> _SOURCE MATERIAL_

********************

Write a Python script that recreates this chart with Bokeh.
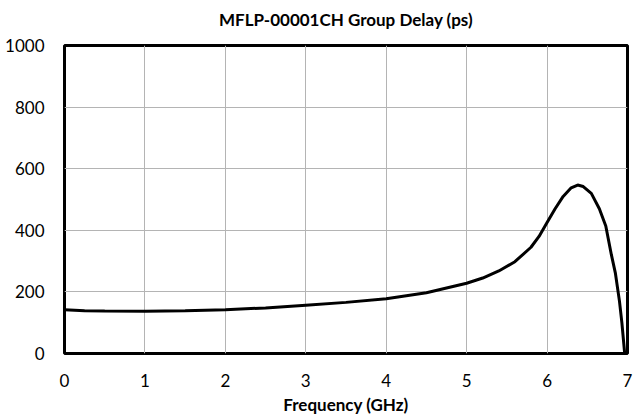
from bokeh.plotting import figure
from bokeh.embed import file_html
from bokeh.resources import INLINE
from bokeh.models import FixedTicker, Range1d, Title

freq_ghz = [0, 0.25, 0.5, 1, 1.5, 2, 2.5, 3, 3.5, 4, 4.5, 5, 5.2, 5.4, 5.6, 5.8,
            5.9, 6.0, 6.1, 6.2, 6.3, 6.38, 6.45, 6.55, 6.65, 6.73, 6.8, 6.85,
            6.9, 6.93, 6.965]
delay_ps = [142, 139, 138, 137, 139, 142, 148, 157, 166, 178, 197, 228, 245, 268,
            298, 345, 380, 425, 470, 510, 538, 547, 542, 520, 470, 414, 320, 260,
            170, 100, 0]
x_ticks = [0, 1, 2, 3, 4, 5, 6, 7]
y_ticks = [0, 200, 400, 600, 800, 1000]

FONT = "Lato"

p = figure(width=634, height=417, output_backend="svg", toolbar_location=None,
           x_range=Range1d(0, 7), y_range=Range1d(0, 1000),
           min_border_left=64, min_border_right=7, min_border_top=45,
           min_border_bottom=10)

p.title.text = "MFLP-00001CH Group Delay (ps)"
p.title.align = "center"
p.title.text_font = FONT
p.title.text_font_size = "17px"
p.title.text_font_style = "bold"
p.title.text_color = "#000000"
p.title.offset = 0

# empty spacer between the title and the plot frame
p.add_layout(Title(text=" ", text_font_size="8px", standoff=0), "above")

p.line(freq_ghz, delay_ps, line_color="black", line_width=3)

p.outline_line_color = "black"
p.outline_line_width = 3

for ax in (p.xaxis[0], p.yaxis[0]):
    ax.axis_line_color = None
    ax.major_tick_line_color = None
    ax.minor_tick_line_color = None
    ax.major_label_text_font = FONT
    ax.major_label_text_font_size = "17px"
    ax.major_label_text_color = "#000000"

p.xaxis.ticker = FixedTicker(ticks=x_ticks)
p.yaxis.ticker = FixedTicker(ticks=y_ticks)
p.xaxis.major_label_standoff = 14
p.yaxis.major_label_standoff = 14
p.xaxis.axis_label = "Frequency (GHz)"
p.xaxis.axis_label_text_font = FONT
p.xaxis.axis_label_text_font_size = "17px"
p.xaxis.axis_label_text_font_style = "bold"
p.xaxis.axis_label_text_color = "#000000"
p.xaxis.axis_label_standoff = 4

p.xgrid.ticker = FixedTicker(ticks=x_ticks)
p.ygrid.ticker = FixedTicker(ticks=y_ticks)
p.grid.grid_line_color = "#b4b4b4"
p.grid.grid_line_width = 1

open("out.html", "w").write(file_html(p, INLINE))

********************

> _REQUIREMENTS_
From the first line above down to the line with "from bokeh.models import", reproduce every line and no others, omitting pictures.

> _FULL RESPONSE_
Write a Python script that recreates this chart with Bokeh.
from bokeh.plotting import figure
from bokeh.embed import file_html
from bokeh.resources import INLINE
from bokeh.models import FixedTicker, Range1d, Title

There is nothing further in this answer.